In the car, listening to music. It’s when my head is the most clear and the ideas flow easily. I do find that ideas come at all times during the day. I keep scraps of paper and notebooks everywhere!
Do you base characters off of people in your life?
I think, like all authors, I have been influenced by people I know or people I have encountered. The stubborn, lumbering giant; the skate-board dude that makes you laugh; your first crush. And although my characters are fictitious, they are all very real to me. I know what they look like, how they’ll react in different situations, and their history.
Read the book or see the movie first?
No brainer. The book. Always the book.
Do you like when a movie is slightly different from the book with its own twist, or does it have to be exact?
The closer the movie is to the book, the more I seem to like it. If the book is successful enough to be made into a movie, there’s a reason: the storyline works the way the author wrote it!
How do you read a book (i.e. cover to cover, sometimes finish it, will tear through it in a day, read the last page before starting)?
I read cover to cover, although I’ve skipped ahead a few times to make sure someone really isn’t dead!

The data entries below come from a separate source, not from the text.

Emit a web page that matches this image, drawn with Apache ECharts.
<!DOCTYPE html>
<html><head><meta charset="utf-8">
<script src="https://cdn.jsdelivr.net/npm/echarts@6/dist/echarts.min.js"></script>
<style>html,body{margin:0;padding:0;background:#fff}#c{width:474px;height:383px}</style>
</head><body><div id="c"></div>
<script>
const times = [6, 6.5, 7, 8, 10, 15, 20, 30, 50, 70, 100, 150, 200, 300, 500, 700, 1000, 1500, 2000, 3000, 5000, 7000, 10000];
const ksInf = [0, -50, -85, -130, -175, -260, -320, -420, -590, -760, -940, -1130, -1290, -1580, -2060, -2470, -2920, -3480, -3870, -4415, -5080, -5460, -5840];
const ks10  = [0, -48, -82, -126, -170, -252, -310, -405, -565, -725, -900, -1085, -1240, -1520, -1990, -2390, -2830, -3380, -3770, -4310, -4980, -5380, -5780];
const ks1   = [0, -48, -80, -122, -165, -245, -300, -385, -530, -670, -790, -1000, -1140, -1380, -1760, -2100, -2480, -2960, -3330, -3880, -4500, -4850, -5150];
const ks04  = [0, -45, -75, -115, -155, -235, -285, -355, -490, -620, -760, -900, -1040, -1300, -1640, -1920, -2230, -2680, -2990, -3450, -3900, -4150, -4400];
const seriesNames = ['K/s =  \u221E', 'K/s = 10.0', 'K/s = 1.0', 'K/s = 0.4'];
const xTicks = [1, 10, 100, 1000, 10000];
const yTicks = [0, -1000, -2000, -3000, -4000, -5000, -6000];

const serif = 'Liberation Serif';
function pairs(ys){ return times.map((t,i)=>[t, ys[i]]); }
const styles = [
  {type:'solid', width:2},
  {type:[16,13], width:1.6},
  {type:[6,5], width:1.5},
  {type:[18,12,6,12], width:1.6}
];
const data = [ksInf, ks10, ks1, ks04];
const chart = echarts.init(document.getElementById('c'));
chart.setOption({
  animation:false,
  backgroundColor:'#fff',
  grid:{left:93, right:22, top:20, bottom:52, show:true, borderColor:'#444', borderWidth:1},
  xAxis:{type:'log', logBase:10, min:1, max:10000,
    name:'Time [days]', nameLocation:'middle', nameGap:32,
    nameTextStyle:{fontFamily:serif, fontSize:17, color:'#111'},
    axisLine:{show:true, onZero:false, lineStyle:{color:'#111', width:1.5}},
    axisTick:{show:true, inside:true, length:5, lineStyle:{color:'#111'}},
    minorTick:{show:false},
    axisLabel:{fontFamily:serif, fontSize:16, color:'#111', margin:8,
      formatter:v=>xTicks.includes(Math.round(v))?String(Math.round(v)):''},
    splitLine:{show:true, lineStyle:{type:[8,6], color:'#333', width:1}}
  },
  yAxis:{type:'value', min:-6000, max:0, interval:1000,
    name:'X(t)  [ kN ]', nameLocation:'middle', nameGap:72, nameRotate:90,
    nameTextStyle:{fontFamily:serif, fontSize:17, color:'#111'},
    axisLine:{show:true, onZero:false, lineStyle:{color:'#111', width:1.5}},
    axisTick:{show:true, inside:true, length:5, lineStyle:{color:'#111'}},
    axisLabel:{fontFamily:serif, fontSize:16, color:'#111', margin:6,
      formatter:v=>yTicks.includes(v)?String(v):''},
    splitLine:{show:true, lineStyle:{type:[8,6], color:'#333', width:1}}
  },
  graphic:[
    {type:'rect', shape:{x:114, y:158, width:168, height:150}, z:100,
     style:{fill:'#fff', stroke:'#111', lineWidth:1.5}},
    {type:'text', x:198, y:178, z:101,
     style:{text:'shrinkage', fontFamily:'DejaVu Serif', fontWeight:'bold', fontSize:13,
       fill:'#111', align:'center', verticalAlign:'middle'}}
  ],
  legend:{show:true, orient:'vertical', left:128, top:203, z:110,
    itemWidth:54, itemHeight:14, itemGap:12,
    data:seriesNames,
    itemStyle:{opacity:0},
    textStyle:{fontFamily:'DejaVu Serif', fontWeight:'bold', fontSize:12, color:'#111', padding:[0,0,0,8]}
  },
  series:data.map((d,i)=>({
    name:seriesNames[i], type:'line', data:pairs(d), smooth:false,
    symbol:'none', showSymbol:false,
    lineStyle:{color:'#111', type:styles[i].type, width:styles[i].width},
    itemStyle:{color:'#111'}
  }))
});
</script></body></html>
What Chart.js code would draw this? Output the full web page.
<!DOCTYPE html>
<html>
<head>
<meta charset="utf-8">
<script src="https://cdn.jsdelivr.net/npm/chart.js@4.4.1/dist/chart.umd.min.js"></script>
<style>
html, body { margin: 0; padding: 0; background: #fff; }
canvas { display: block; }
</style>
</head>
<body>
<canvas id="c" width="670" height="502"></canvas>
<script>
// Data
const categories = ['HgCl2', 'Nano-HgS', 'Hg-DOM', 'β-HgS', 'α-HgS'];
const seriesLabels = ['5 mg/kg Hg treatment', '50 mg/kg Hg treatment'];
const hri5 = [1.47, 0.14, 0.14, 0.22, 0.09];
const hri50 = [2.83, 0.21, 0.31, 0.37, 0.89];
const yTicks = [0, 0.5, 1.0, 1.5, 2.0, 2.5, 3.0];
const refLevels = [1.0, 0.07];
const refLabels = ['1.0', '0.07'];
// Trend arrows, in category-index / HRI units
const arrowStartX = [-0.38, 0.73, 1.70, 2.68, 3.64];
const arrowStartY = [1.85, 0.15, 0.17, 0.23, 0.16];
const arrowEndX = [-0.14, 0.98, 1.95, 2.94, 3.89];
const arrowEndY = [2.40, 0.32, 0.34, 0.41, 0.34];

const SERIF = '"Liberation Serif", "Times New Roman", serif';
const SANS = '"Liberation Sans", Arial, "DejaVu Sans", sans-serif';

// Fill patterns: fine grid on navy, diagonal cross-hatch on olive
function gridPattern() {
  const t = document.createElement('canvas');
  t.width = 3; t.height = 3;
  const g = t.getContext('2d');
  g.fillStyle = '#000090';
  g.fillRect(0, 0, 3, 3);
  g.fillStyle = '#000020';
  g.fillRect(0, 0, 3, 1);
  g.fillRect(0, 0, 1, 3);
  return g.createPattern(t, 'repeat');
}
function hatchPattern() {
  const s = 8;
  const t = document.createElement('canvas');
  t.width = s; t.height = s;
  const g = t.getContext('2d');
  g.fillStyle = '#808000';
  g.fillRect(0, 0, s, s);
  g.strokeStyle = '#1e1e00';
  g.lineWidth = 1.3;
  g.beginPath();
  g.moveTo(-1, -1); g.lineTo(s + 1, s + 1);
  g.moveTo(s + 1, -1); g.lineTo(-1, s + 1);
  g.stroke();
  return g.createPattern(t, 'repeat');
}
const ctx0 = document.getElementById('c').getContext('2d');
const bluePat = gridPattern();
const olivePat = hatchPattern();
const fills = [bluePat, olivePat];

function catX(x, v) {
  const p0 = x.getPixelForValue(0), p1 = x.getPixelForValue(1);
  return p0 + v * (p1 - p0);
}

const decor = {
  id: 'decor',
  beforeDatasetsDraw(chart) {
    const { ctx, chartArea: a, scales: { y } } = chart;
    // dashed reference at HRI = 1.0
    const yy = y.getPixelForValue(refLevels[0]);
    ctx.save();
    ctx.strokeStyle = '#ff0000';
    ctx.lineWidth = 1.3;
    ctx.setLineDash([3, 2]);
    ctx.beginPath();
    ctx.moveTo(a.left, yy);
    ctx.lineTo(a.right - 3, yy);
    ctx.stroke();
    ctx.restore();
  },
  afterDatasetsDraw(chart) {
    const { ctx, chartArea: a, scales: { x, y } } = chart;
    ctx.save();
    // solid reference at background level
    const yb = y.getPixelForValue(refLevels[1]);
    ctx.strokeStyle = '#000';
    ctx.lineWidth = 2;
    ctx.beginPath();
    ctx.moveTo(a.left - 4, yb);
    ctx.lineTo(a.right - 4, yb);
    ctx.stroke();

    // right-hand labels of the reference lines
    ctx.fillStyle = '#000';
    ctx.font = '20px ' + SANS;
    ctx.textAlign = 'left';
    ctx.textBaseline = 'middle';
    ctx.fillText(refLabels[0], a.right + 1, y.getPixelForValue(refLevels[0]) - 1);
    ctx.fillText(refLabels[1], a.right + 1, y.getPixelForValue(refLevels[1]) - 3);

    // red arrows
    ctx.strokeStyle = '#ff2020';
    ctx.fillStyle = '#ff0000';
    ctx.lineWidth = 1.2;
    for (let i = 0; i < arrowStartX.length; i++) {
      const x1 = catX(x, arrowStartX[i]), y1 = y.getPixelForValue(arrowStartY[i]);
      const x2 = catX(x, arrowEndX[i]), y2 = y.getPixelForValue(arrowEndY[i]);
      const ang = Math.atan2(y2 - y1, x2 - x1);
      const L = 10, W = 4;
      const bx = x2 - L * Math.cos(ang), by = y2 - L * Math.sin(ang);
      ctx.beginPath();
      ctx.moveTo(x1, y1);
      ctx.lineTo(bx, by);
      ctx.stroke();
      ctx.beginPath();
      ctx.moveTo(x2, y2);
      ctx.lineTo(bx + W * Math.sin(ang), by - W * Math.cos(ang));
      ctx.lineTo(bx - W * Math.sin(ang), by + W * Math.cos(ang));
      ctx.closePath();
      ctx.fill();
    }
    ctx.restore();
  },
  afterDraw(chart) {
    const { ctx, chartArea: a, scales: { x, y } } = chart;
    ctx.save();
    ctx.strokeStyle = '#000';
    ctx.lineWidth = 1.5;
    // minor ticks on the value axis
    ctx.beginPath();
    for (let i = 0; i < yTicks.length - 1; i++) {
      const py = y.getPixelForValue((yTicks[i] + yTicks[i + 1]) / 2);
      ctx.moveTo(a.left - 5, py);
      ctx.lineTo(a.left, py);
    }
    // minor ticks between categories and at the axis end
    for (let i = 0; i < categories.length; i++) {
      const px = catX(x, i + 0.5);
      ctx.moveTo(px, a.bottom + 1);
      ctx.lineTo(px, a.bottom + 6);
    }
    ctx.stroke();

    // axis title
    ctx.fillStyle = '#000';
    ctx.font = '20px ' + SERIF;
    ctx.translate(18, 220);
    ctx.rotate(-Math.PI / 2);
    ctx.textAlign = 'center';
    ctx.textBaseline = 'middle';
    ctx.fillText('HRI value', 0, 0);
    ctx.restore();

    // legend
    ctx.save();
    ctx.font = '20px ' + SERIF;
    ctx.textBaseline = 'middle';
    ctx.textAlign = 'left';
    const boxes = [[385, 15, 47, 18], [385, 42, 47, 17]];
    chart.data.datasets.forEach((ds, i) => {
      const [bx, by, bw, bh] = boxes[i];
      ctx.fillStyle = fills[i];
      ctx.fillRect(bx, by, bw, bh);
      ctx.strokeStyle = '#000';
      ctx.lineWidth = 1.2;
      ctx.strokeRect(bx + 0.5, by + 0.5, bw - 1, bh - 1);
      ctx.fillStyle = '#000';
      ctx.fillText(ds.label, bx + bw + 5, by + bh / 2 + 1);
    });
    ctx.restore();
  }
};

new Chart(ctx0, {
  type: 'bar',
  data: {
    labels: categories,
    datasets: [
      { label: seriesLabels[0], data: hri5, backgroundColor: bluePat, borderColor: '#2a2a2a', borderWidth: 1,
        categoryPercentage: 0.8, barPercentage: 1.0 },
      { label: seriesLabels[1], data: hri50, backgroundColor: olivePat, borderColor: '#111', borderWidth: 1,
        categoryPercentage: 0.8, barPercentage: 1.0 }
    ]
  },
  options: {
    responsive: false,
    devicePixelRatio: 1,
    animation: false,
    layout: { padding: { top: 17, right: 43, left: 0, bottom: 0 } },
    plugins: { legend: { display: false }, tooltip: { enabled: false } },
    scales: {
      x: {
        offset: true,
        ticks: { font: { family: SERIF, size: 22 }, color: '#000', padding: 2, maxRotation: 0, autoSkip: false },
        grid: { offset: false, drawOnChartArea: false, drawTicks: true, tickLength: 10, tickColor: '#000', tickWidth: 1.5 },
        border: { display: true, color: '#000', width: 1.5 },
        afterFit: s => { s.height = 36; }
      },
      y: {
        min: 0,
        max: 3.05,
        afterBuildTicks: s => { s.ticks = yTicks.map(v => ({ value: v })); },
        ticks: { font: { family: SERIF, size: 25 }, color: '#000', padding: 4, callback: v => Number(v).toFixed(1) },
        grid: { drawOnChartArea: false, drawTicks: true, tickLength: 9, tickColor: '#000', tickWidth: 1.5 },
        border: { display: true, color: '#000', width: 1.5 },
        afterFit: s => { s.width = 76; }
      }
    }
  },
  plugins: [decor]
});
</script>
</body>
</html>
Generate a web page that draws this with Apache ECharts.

What is a writing goal you have?
I want to finish my trilogy before my daughter is in high school. I started when she was in Kindergarten, and she’s entering fifth grade this fall. So I ‘ve given myself four more years to publish two more books! Look for the sequel in the spring!
If you could sum up your writing style in a word or phrase what would it be?
My book doesn’t neatly fit into one category. It’s a post-apocalyptic story, but takes place a century after “the catastrophic event,” and focuses on a healing earth. It’s science-fiction in the sense that it takes place in a future world, but it doesn’t rely on new technology – the world has returned to bows and arrows. And it’s fantasy because my main character has “powers,” however there aren’t mythical creatures. I’ve called it a YA Adventure, but it really encompasses the best of a few different genres.
What is your advice for aspiring writers?
Writing can quickly become a passion, but don’t publish too early. Make sure you’ve had multiple people read your work from outside sources. I remember I was convinced my book was complete until I found an editor. Two years and seven drafts later, it was finally published!
Questions about Into the Air:
Your book has such a unique plot. Where did you get the inspiration for your Young Adult Adventure novel, Into the Air?
A few years ago, my husband was into watching “prepper” shows. During one of the episodes, a man built an underground compound for his family in case there was a “catastrophic event.” The show stuck with me for days and filled my head with questions: How long could the people survive underground? How would they know it was safe to enter the outside world again? Who would be in power? Shortly after, I started writing “Into the Air.”
Will we get to read more about Mia Bryn and her adventures above ground?
Yes! There are two more novels. I’m hoping to release the second early this Spring (2018). The second novel picks up a week after the first ends. Mia struggles with her increasing importance, grows closer to Archer, and is reunited with someone she thought was dead.
If you could describe Mia’s experience in the air, how would you describe it?
Mia’s experience is a contrast in opposites. She is thrilled to leave the confinement of her compound, but realizes how hard it is to survive in the outside world. She’s terrified that her father has been taken, but discovers an excitement in her relationship with Archer. She thinks her life is ordinary, but discovers she is more important than she ever imagined.
I am rooting for Mia and Archer together. What’s next for them?
Mia and Archer come from two different worlds. In some ways their worlds collide and in other ways, they remain separate. It’s a romance that will keep you guessing.
If you could describe Mia’s character in three words, what would they be?
Stubborn. Loyal. In a state of “becoming.”